Zum Glück habe ich selbst nicht viel auf mein Handy geschaut, sonst hätten mir einige “Väterrechtler” vielleicht noch die Wochenendlaune verdorben. Seit Tagen versuchen Dutzende Männer mit Spam, Sticheleien oder gleich Beschimpfungen, grüne Frauen als Männerhasserinnen zu denunzieren. Ich habe selber eine Trennung mit Kind hinter mir und ich weiß, wieviel Frust dabei entstehen kann. Und wie unbefriedigend es ist, feststellen zu müssen, dass es eben nicht die Lösung gibt, die für alle Eltern und Kinder perfekt ist. Nicht pauschal, aber noch nichtmal für eine einzelne Familie. Wie eine Gleichung, die einfach nicht aufgeht, egal wie mensch sie dreht und wendet. Trennungseltern, die wirklich das beste für ihre Kinder wollen, lernen das zu akzeptieren und suchen nach der Lösung, die für das oder die Kinder am besten ist und schlucken ihren eigenen Frust darüber runter.

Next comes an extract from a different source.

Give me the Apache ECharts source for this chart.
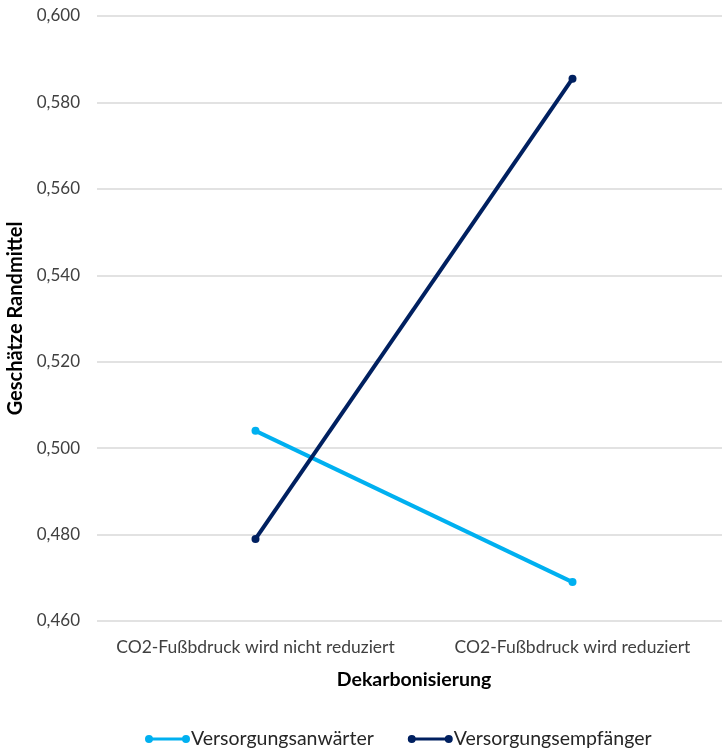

Die meisten der Väter, die mich gerade auf Twitter bombardieren scheinen jedoch einfach nur rasend und absolut nicht Willens zu akzeptieren, dass sie einmal im Leben nicht alles bekommen, was sie wollen.
Die, die ernsthaft an einer Debatte über die Verbesserung der Gesetzeslage, der finanziellen Rahmenbedingungen und der Ausstattung der Jugendämter für Trennungsfamilien interessiert sind, lade ich hiermit herzlich zu einem Gespräch ein! Vielleicht nicht unbedingt auf Twitter…
Nächste Woche schaffe ich es vielleicht endlich mal, alle aufgestauten Emails aus dem Urlaub abzuarbeiten. Ende der Woche halte ich dann bei einer Start-Up Konferenz einen Vortrag über Unternehmenskommunikation und ich finde gerade ganz entspannt, dass das zur Abwechslung einfach “nur Arbeit” ist.
Das Politische arbeite ich davor ab. Fertig ist mensch damit ja leider nicht so schnell, beim aktuellen Zustand der Welt…
Natürlich gehe ich morgen zum Klimastreik – sogar mit offiziellem Segen von eyeo. Wir haben Vertrauensarbeitszeiten, von daher hätten wir sowieso alle zur Demo gegen können, aber weil es eben eine coole Firma ist, steht jetzt im Intranet, dass niemand die Zeit nachholen muss. Gilt es überhaupt noch als Streiken, wenn ich quasi offiziell freigestellt bin?
Am Samstag demonstriere ich dann jedenfalls wieder in meiner Freizeit, denn die frauen- und menschenfeindlichen selbsternannten “Lebenschützer”, auch bekannt als fundamentale Antifeminist*innen, ziehen wieder durch Berlin und ich werde auf der Gegendemo für das uneingeschränkte Recht auf körperliche Selbstbestimmung einstehen. Denn selbst bei verwirrend viel dafür-gegen-pro ist hier ziemlich klar, wer auf der richtigen Seite der Geschichte steht.
Sollte mir irgendwann in meinem Leben langweilig sein, schreibe ich einen Ratgeber “Demonstrieren mit Kind”. Da stehen dann so Sachen drin, wie “Kinderwagen eigen sich hervorragend zum Anbringen von Demoschildern” oder “Trillerpfeifen vermitteln schon den Kleinsten früh den Spaß am Demonstrieren – Gehörschutz für Groß und Klein nicht vergessen.”
…hiermit möchte ich ernsthaftes interesse zur diskussion zur verbesserung der gesetzeslage, der ausstattung der jugendämter und überhaupt des rahmens für trennungsfamilien anmelden. b oder hh, you name it.
Besser spät als nie: Bei Dir würde ich nie an ernsthaftem Diskussionsinteresse zweifeln!